One easy way to do this is to design the table you want to copy and use the File, Save As... menu option to save the table as a new table name and ID.
If you do this, make sure you change the Caption for the table to match the table name. Today I spent far too long investigating a problem with an error message telling me a record could not be inserted into table X since it already existed.
For some bizarre reason, the error was only being triggered when a commit was being called so there was some guesswork as to where the error was actually taking place. No matter what I tried it appeared that something really weird was going on. Eventually in a fit of frustration, I deleted the table in question and yet the error message still appeared.
The problem? Well the table had been created by copying another table and the caption had not been changed. As a result the error message was giving the wrong table name - causing great confusion.

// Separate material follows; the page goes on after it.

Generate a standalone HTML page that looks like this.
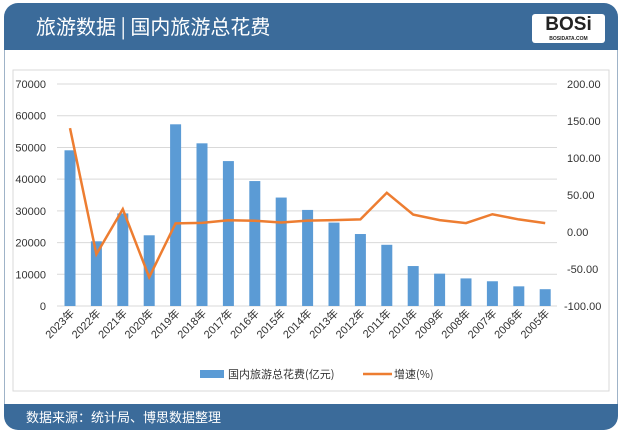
<!DOCTYPE html><html><head><meta charset="utf-8"><style>
body{margin:0;width:622px;height:434px;background:#fff;font-family:"Liberation Sans","Noto Sans CJK SC",sans-serif;overflow:hidden;position:relative}
.hdr{position:absolute;left:4px;top:3px;width:614px;height:47px;background:#3b6b9a;border-radius:14px 14px 0 0}
.ftr{position:absolute;left:4px;top:404px;width:614px;height:26px;background:#3b6b9a;border-radius:0 0 14px 14px}
.frame{position:absolute;left:4px;top:50px;width:612px;height:354px;border-left:1px solid #9fb3c8;border-right:1px solid #9fb3c8}
</style></head><body>
<div class="hdr"></div><div class="frame"></div><div class="ftr"></div>
<div style="position:absolute;left:36px;top:11px;color:#fff;font-size:20px;font-family:'Noto Sans CJK SC',sans-serif">旅游数据 | 国内旅游总花费</div>
<div style="position:absolute;left:532px;top:14px;width:73px;height:29px;background:#fff;border-radius:3px;text-align:center;font:bold 19px 'Liberation Sans',sans-serif;color:#222;line-height:22px">BOSi<div style="font-size:5px;line-height:6px">BOSIDATA.COM</div></div>
<div style="position:absolute;left:26px;top:407px;color:#fff;font-size:13px">数据来源：统计局、博思数据整理</div>
<svg width="622" height="434" style="position:absolute;left:0;top:0" font-family="Liberation Sans, sans-serif" font-size="11">
<rect x="13" y="70" width="596" height="321" fill="none" stroke="#d9d9d9"/>
<g stroke="#d9d9d9" id="grid"></g>
<g text-anchor="end" fill="#333" id="la"></g>
<g fill="#333" id="ra"></g>
<g fill="#5b9bd5" id="bars"></g>
<polyline id="ln" fill="none" stroke="#ed7d31" stroke-width="2.5"/>
<g id="lbl" fill="#333" font-size="11"></g>
<rect x="200" y="370" width="24" height="8" fill="#5b9bd5"/>
<text x="228" y="378" fill="#333" font-family="Noto Sans CJK SC, sans-serif">国内旅游总花费(亿元)</text>
<line x1="363" x2="392" y1="374" y2="374" stroke="#ed7d31" stroke-width="2.5"/>
<text x="394" y="378" fill="#333" font-family="Noto Sans CJK SC, sans-serif">增速(%)</text>
</svg>
<script>
var ns="http://www.w3.org/2000/svg";
function el(p,t,a,txt){var e=document.createElementNS(ns,t);for(var k in a)e.setAttribute(k,a[k]);if(txt!=null)e.textContent=txt;document.getElementById(p).appendChild(e);}
for(var j=0;j<=7;j++){var y=306-j*31.71;el('grid','line',{x1:57,x2:557,y1:y,y2:y});el('la','text',{x:46,y:y+4},j*10000);}
for(var j=0;j<=6;j++){var y=306-j*37;el('ra','text',{x:j==0?564:567,y:y+4},(j*50-100).toFixed(2));}
var yr=[2023,2022,2021,2020,2019,2018,2017,2016,2015,2014,2013,2012,2011,2010,2009,2008,2007,2006,2005];
var v=[49100,20400,29200,22300,57300,51300,45700,39400,34200,30300,26300,22700,19300,12600,10200,8700,7800,6200,5300];
var g=[140.3,-30,30.9,-61.1,11.7,12.3,15.9,15.2,12.8,15.3,16,17,53,23.5,16,12,24,17,12];
var pts=[];
for(var i=0;i<19;i++){var cx=70+i*26.4,h=v[i]*0.003171;
el('bars','rect',{x:cx-5.5,width:11,y:306-h,height:h});
pts.push(cx+','+(306-(g[i]+100)*0.74));
el('lbl','text',{transform:'translate('+(cx+5)+',314) rotate(-45)','text-anchor':'end','font-family':'Liberation Sans, Noto Sans CJK SC, sans-serif'},yr[i]+'年');}
document.getElementById('ln').setAttribute('points',pts.join(' '));
</script>
</body></html>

Now here's a question for seasoned veterans. Does anyone know why the error was only appearing at the point of a commit or when all commits were removed after all other code in the transaction had executed? When you put a lock on a table, does NAV use SQL BEGIN TRANSACTION and then use COMMIT or ABORT if an error is thrown, or does it cache all transactions to the locked table and only send them to the database when the COMMIT is executed? I think I might do a little experiment and log the SQL commands to see what is going on. If this is the case then removing the LOCKTABLE command would have helped the debugger pinpoint my error.